By contrast, here is Susan Ryeland's first person POV description of Alan Conway:

"I didn't like him. I'm sorry to say it but he just struck me as a bit of a cold fish. You'll have seen photographs of him on the book jackets, the slim face, the closely cropped silver hair, the round wire-framed glasses. On television or on the radio he'd always had a sort of eloquence, an easy charm. He was nothing like that then. He was puffy and a little overweight, wearing a suit with chalk marks on the sleeves. His manner was at once aggressive and eager to please. He wasted no time telling me how much he wanted to be a published author but he showed almost no enthusiasm now that the moment had come.
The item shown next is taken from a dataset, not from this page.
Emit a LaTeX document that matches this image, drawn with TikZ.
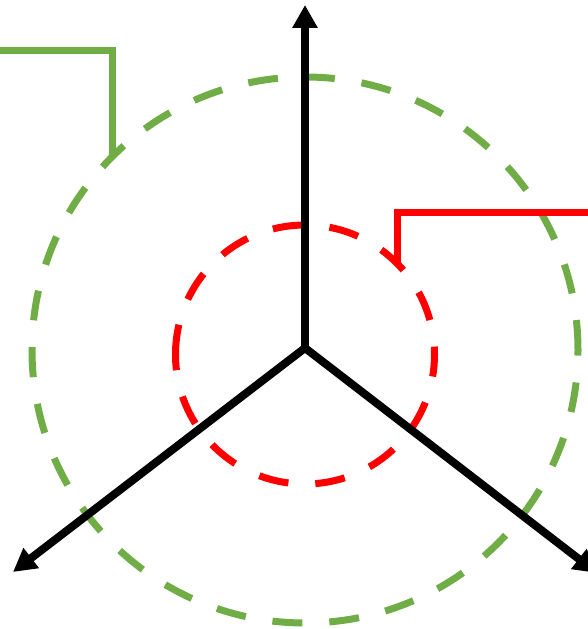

I couldn't work him out . . ."

And here is a sample from the thankfully brief excerpt of the kind of book Conway would like the be known for:

"Lord Quentin Crump comes slumping down the staircase, lording it as he always does over the cooks and maids, the under-butlers and the footmen that exist only in his anfractuous imagination, that have in truth slipped hugger-mugger into the adumbration of family history. They were there when he was a boy and in some ways he is still a boy, or perhaps it is more true to say that the boy he was lurks obstinately in the fleshy folds that fifty years of unhealthy living have deposited on the barren winter tree that is his skeleton . . ."

I believe any aspiring mystery writer could study Magpie Murders to understand how a consummate professional describes character and place, drops clues, and propels the story forward, in this case both stories. While puzzle box mysteries are not to my taste (I agree with Edmond Wilson; who cares who killed Roger Ackroyd?), I learned a great deal from the book that I plan to use in my own writing.